The matter of central banks and/or governments, purposely manipulating currency markets has been a hot topic over the last year. Over the course of Trump’s election campaign, he frequently declared his intention to label China a currency manipulator. Trump has since dialled back on his claims though many economists that although they no longer fit the bill, at one point (specifically 2000-2014) China was manipulating currency markets to halt the rise of the Renminbi and maintain the country’s competitive advantage.
The practice of suppressing currency rates to maintain a competitive advantage has commonly been referred to as a “race to the bottom”, where global economies have been engaged in huge monetary easing since the GFC, to maintain their competitiveness and attempt to boost growth. Another phrase often used to describe this practice is “currency wars”. In February, the issue of currency wars once again took the limelight as Trump’s top trade adviser Peter Navarro accused Germany of profiting from a “grossly undervalued” Euro which he labelled an “implicit Deutsche mark.”
Clearly, there is a huge financial gain to be made by anyone who is in a position to profit from leaked reports, false comments and anonymous reporting in the currency markets and indeed, one major issue over the years has been the early acquisition of economic data releases or central bank policy announcements.
In 2012, Philipp Hilderbrand resigned his position as Chairman of the SNB after it was revealed that his wife, a former hedge fund trader, bought 400,000 Swiss Francs’ worth of US Dollars just three weeks before the SNB declared their strategy cap the rise of the Swiss Franc.

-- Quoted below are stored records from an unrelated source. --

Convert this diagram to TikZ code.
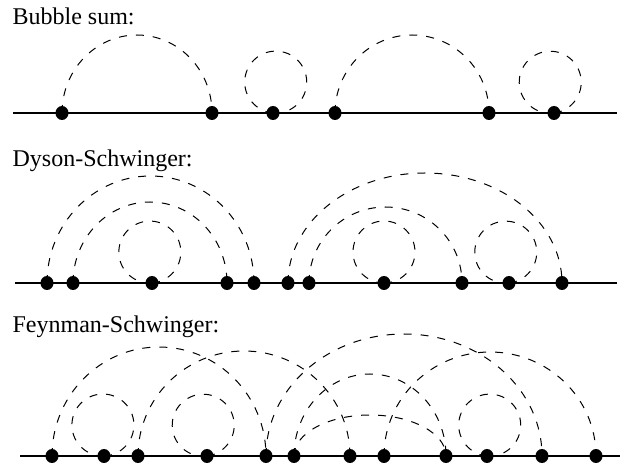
\documentclass[tikz,border=0pt]{standalone}
\usepackage{fontspec}
\setmainfont{Liberation Serif}
\usetikzlibrary{calc,shapes.geometric}
\tikzset{
    vtx/.style={ellipse,fill=black,inner sep=0pt,minimum width=13pt,minimum height=14pt},
    prop/.style={dash pattern=on 8pt off 9pt,line width=1pt},
    lbl/.style={anchor=base west,inner sep=0pt,font=\fontsize{24}{28}\selectfont},
}
\begin{document}
\begin{tikzpicture}[x=1pt,y=1pt,line width=1.3pt]
    \useasboundingbox (0,0) rectangle (625,464);

    % bubble sum
    \node[lbl] (tb) at (12,439) {Bubble sum:};
    \coordinate (bl) at (13,351);
    \coordinate (br) at (617,351);
    \draw (bl) -- (br);
    \foreach \n/\x in {1/62,2/212,3/273,4/335,5/489,6/554} {
        \node[vtx] (b\n) at (\x,351) {};
    }
    \foreach \a/\b/\h in {b1/b2/78,b4/b5/78} {
        \draw[prop] let \p1=(\a), \p2=(\b) in (\a.center) arc[start angle=180,end angle=0,x radius={(\x2-\x1)/2},y radius=\h pt];
    }
    \foreach \v/\t in {b3/-95,b6/-83} {
        \draw[prop] (\v.center) arc[start angle=\t,delta angle=360,radius=31pt];
    }

    % dyson-schwinger
    \node[lbl] (td) at (12,297) {Dyson-Schwinger:};
    \coordinate (dl) at (15,181);
    \coordinate (dr) at (617,181);
    \draw (dl) -- (dr);
    \foreach \n/\x in {1/47,2/73,3/152,4/227,5/254,6/288,7/309,8/384,9/462,10/509,11/562} {
        \node[vtx] (d\n) at (\x,181) {};
    }
    \foreach \a/\b/\h in {d1/d5/107,d2/d4/81,d6/d11/110,d7/d9/76} {
        \draw[prop] let \p1=(\a), \p2=(\b) in (\a.center) arc[start angle=180,end angle=0,x radius={(\x2-\x1)/2},y radius=\h pt];
    }
    \foreach \v/\t in {d3/-86,d8/-90,d10/-84} {
        \draw[prop] (\v.center) arc[start angle=\t,delta angle=360,radius=31pt];
    }

    % feynman-schwinger
    \node[lbl] (tf) at (12,131) {Feynman-Schwinger:};
    \coordinate (fl) at (20,8);
    \coordinate (fr) at (620,8);
    \draw (fl) -- (fr);
    \foreach \n/\x in {1/52,2/104,3/138,4/207,5/266,6/294,7/350,8/384,9/446,10/487,11/542,12/596} {
        \node[vtx] (f\n) at (\x,8) {};
    }
    \foreach \a/\b/\h in {f1/f5/109,f3/f7/105,f5/f11/122,f6/f9/82,f6/f9/41,f8/f12/104} {
        \draw[prop] let \p1=(\a), \p2=(\b) in (\a.center) arc[start angle=180,end angle=0,x radius={(\x2-\x1)/2},y radius=\h pt];
    }
    \foreach \v/\t in {f2/-88,f4/-83,f10/-95} {
        \draw[prop] (\v.center) arc[start angle=\t,delta angle=360,radius=31pt];
    }
\end{tikzpicture}
\end{document}
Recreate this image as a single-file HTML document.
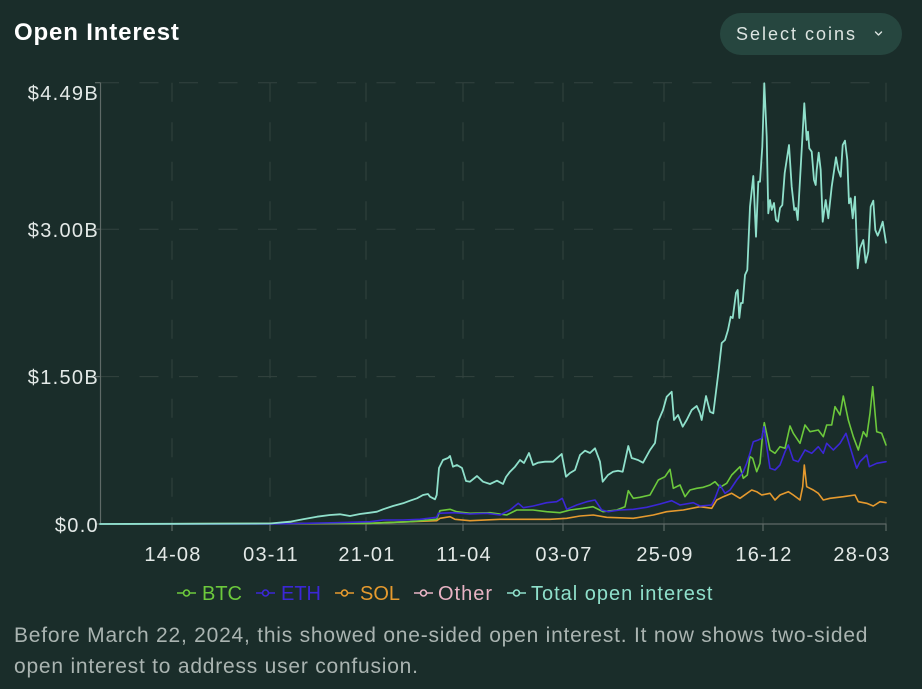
<!DOCTYPE html>
<html>
<head>
<meta charset="utf-8">
<style>
  html, body { margin:0; padding:0; background:#1a2d2a; }
  body { width:922px; height:689px; overflow:hidden; }
  svg { display:block; }
  text { font-family: "Liberation Sans", "DejaVu Sans", sans-serif; }
</style>
</head>
<body>
<svg width="922" height="689" viewBox="0 0 922 689" xmlns="http://www.w3.org/2000/svg">
  <rect x="0" y="0" width="922" height="689" fill="#1a2d2a"/>

  <!-- Title -->
  <text x="14" y="40" font-size="24" font-weight="bold" fill="#ffffff" letter-spacing="0.85">Open Interest</text>

  <!-- Select coins button -->
  <rect x="720" y="13" width="182" height="42" rx="21" ry="21" fill="#26463f"/>
  <text x="736" y="40" font-size="18" fill="#dce4e1" letter-spacing="2">Select coins</text>
  <polyline points="875.5,32 878.5,35 881.5,32" fill="none" stroke="#dce4e1" stroke-width="1.4" stroke-linecap="round" stroke-linejoin="round"/>

  <!-- Grid: horizontal -->
  <g stroke="#33433f" stroke-width="1" stroke-dasharray="19 20.5" fill="none">
    <line x1="100" y1="82.7" x2="886" y2="82.7"/>
    <line x1="100" y1="229.2" x2="886" y2="229.2"/>
    <line x1="100" y1="376.6" x2="886" y2="376.6"/>
  </g>
  <!-- Grid: vertical -->
  <g stroke="#33433f" stroke-width="1" stroke-dasharray="19 20.5" fill="none">
    <line x1="172" y1="82.7" x2="172" y2="524"/>
    <line x1="270" y1="82.7" x2="270" y2="524"/>
    <line x1="366" y1="82.7" x2="366" y2="524"/>
    <line x1="463" y1="82.7" x2="463" y2="524"/>
    <line x1="563" y1="82.7" x2="563" y2="524"/>
    <line x1="664" y1="82.7" x2="664" y2="524"/>
    <line x1="763" y1="82.7" x2="763" y2="524"/>
    <line x1="886" y1="82.7" x2="886" y2="524"/>
  </g>

  <!-- Axes -->
  <g stroke="#5f6a67" stroke-width="1.2" fill="none">
    <line x1="100.5" y1="82.7" x2="100.5" y2="524"/>
    <line x1="100" y1="524" x2="886.5" y2="524"/>
    <line x1="95" y1="82.7" x2="100.5" y2="82.7"/>
    <line x1="95" y1="229.2" x2="100.5" y2="229.2"/>
    <line x1="95" y1="376.6" x2="100.5" y2="376.6"/>
    <line x1="95" y1="524" x2="100.5" y2="524"/>
    <line x1="172" y1="524" x2="172" y2="531"/>
    <line x1="270" y1="524" x2="270" y2="531"/>
    <line x1="366" y1="524" x2="366" y2="531"/>
    <line x1="463" y1="524" x2="463" y2="531"/>
    <line x1="563" y1="524" x2="563" y2="531"/>
    <line x1="664" y1="524" x2="664" y2="531"/>
    <line x1="763" y1="524" x2="763" y2="531"/>
    <line x1="886" y1="524" x2="886" y2="531"/>
  </g>

  <!-- Y labels -->
  <g font-size="20" fill="#e3e9e7" letter-spacing="1.3" text-anchor="end">
    <text x="99" y="100">$4.49B</text>
    <text x="99" y="237">$3.00B</text>
    <text x="99" y="384">$1.50B</text>
    <text x="99" y="532">$0.0</text>
  </g>

  <!-- X labels -->
  <g font-size="20" fill="#e3e9e7" letter-spacing="1.2" text-anchor="middle">
    <text x="173" y="561">14-08</text>
    <text x="271" y="561">03-11</text>
    <text x="367" y="561">21-01</text>
    <text x="464" y="561">11-04</text>
    <text x="564" y="561">03-07</text>
    <text x="665" y="561">25-09</text>
    <text x="764" y="561">16-12</text>
    <text x="862" y="561">28-03</text>
  </g>

  <!-- Series -->
  <g fill="none" stroke-linejoin="round" stroke-linecap="round">
    <!-- SOL -->
    <polyline stroke="#e69a2e" stroke-width="1.6" points="100,524 370,523.3 410,521.7 436.7,520.7 440,518.3 450,516.7 455,519.3 470,520.7 500,519.3 550,519.3 566.7,518.3 580,516 593.3,515 606.7,517.3 633.3,518.3 653.3,515 666.7,511.7 683.3,510 700,506.7 711.7,508.3 716.7,500 723.3,496.7 731.7,493.3 740,498.3 751.7,490 756.7,491.7 761.7,495 770,493.3 775,500 780,495 788.3,491.7 793.3,495 800,500 802.7,486.7 804.3,465 806.7,486.7 813.3,490 818.3,493.3 823.3,500 830,498.3 843.3,496.7 855,495 858.3,501.7 866.7,503.3 873.3,506 880,501.7 886,502.7"/>
    <!-- BTC -->
    <polyline stroke="#6cc93c" stroke-width="1.6" points="100,524 370,523.3 410,521.7 436.7,519.3 440,510.7 450,509.3 456.7,511.7 470,513.3 490,512.7 506.7,515 516.7,510 533,510 546.7,511.7 560,512.7 570,510 583,508.3 593,506.7 603,511.7 616.7,510 625,506.7 628.3,490.7 633.3,498.3 640,497.3 650,495 658.3,480 665,476.7 670,469.3 673.3,488.3 680,485 685,496.7 690,490 696.7,488.3 703.3,487.3 710,485 715,481.7 720,487.3 726.7,483.3 731.7,475 736.7,470 740,466.7 743.3,478.3 747.3,475 750,456.7 752.7,458.3 756.7,471.7 760,463.3 762.7,433.3 764.3,422.7 767.3,436.7 770,450 775,453.3 780,446.7 785,448.3 790,426 793.3,433.3 800,443.3 805,425 810,431.7 818.3,430 823.3,436.7 826.7,425 831.7,425 835,406.7 840,415 843.3,396 848.3,420 853.3,436.7 858.3,450 863.3,431.7 866.7,436.7 870,413.3 872.7,386.7 876.7,431.7 881.7,433.3 886,445"/>
    <!-- ETH -->
    <polyline stroke="#3b27d6" stroke-width="1.6" points="100,524 270,524 336.7,522.7 370,521.7 383,520 403,520 420,519.3 436.7,517.3 438.3,513.3 453.3,512.7 470,514 486.7,513.3 500,515 510,510 518.3,503.3 523.3,507.7 533.3,506 546.7,502.7 556.7,501.7 562.3,498.3 566.7,509.3 576.7,505 586.7,501.7 595,500 601.7,510 608.3,511.7 620,510 633.3,509.3 646.7,507.3 660,504 671.7,500.7 680,505 693.3,502.7 700,506 711.7,505 715,498.3 720,485 725,493.3 730,490 736.7,480 743.3,471.7 746.7,463.3 750,453.3 753.3,441.7 758.3,440 761.7,438.3 764,426.7 766.7,446.7 770,468.3 775,470 780,465 785,451.7 788.3,445 793.3,460 798.3,461.7 805,450 811.7,453.3 818.3,446.7 823.3,453.3 826.7,443.3 833.3,450 840,443.3 846,433.3 850,446.7 854,460 856.7,468.3 860,461.7 866.7,455 869.3,466.7 876.7,463.3 886,461.7"/>
    <!-- Total -->
    <polyline stroke="#8fe0cb" stroke-width="1.8" points="100,524 270,523.5 290,521.7 303,519.3 317,516.7 330,515 340,514.3 350,516 360,514 370,512.7 377,511.7 383,509.3 393,506 403,503.3 410,500.7 417,498.3 423,495 428,494 430,496.7 435,499.3 436.7,495 439,468 443,460 448,458 450,456 453,466.7 457,465 462,468 466,481 470,481.7 477,476 483,481.7 490,484 497,480.7 503,484 506,477 510,471.7 515,466.7 520,460 524,463 529,453 533,465 538,462.7 545,461.7 553,461.7 561.7,454 566,476.7 570,473 575,470 580,455 585,450.7 590,453 595,448.3 600,461.7 602.7,481.7 608,475 613,471.7 618,470.7 622.7,471.7 628.3,446 631.7,458 638,460 643,462.7 650,450 655,443 658,421.7 663,410 666.7,396.7 671.7,391.7 674,420 678,415 682.7,426.7 686.7,420 691.7,410 696.7,406 700,413.3 701.7,420 706,396 710,411.7 713.3,413.3 718.3,373.3 721.7,343 725,340 728,330 730.7,316.7 732.7,318 736,293 737.7,290 739.3,318 741,303 742.7,303 745,275 747.3,270 750,206.7 753.3,176 756,236.7 758.3,181.7 760,181.7 762.3,146.7 764.3,83.3 766.7,136.7 768.3,213.3 770,200 771.7,210 774,203 776,220 778,221.7 780,208 782.3,205 784.7,173 789,145 791.7,186.7 794.3,210 796,208 797.7,220 800,180 804.3,103.3 806.7,140 808,131.7 809.3,148.3 811.7,151.7 814,180 815.7,185 816.7,170 818.7,152.7 820.7,170 822.7,221.7 825.7,200 828.3,218.3 831.7,186.7 836,157.3 838.3,170 840.7,176.7 842.7,145 845,140.7 847.3,160 849,203.3 850.7,198.3 852.7,218.3 855,196.7 857.7,268.3 860,248.3 863.3,240 865.7,262.7 868.3,251.7 870.7,206.7 873.3,200.7 875.3,230 877.7,235.7 880,230 882.7,221.7 886,242.7"/>
  </g>

  <!-- Legend -->
  <g stroke-width="1.6" fill="#1a2d2a">
    <line x1="177" y1="593" x2="196" y2="593" stroke="#6cc93c"/>
    <circle cx="186.5" cy="593" r="3" stroke="#6cc93c"/>
    <line x1="256" y1="593" x2="275" y2="593" stroke="#3b27d6"/>
    <circle cx="265.5" cy="593" r="3" stroke="#3b27d6"/>
    <line x1="335" y1="593" x2="354" y2="593" stroke="#e69a2e"/>
    <circle cx="344.5" cy="593" r="3" stroke="#e69a2e"/>
    <line x1="414" y1="593" x2="433" y2="593" stroke="#e8b3c4"/>
    <circle cx="423.5" cy="593" r="3" stroke="#e8b3c4"/>
    <line x1="507" y1="593" x2="526" y2="593" stroke="#8fe0cb"/>
    <circle cx="516.5" cy="593" r="3" stroke="#8fe0cb"/>
  </g>
  <g font-size="20">
    <text x="202" y="600" fill="#6cc93c">BTC</text>
    <text x="281" y="600" fill="#3b27d6">ETH</text>
    <text x="360" y="600" fill="#e69a2e">SOL</text>
    <text x="438" y="600" fill="#e8b3c4" letter-spacing="1">Other</text>
    <text x="531" y="600" fill="#8fe0cb" letter-spacing="1">Total open interest</text>
  </g>

  <!-- Footer -->
  <g font-size="21" fill="#aab4b1" letter-spacing="0.78">
    <text x="14" y="642">Before March 22, 2024, this showed one-sided open interest. It now shows two-sided</text>
    <text x="14" y="673">open interest to address user confusion.</text>
  </g>
</svg>
</body>
</html>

While Hilderbrand denied claims, many accused the SNB Chairman of giving his wife the information ahead of time to allow her to profit from the announcement.
In April of this year, a recording emerged of two Barclay’s bankers in 2008 claiming that the Bank of England was putting significant pressure on commercial banks to keep LIBOR rates suppressed. The LIBOR rigging scandal has been a huge focal point of those seeking to illuminate corrupt banking practices, and this latest revelation once again throws into question the matter of central banks manipulating markets. With so many instances of subversive tactics being used by banks and governments to affect currency markets, the only real question is, who will be next?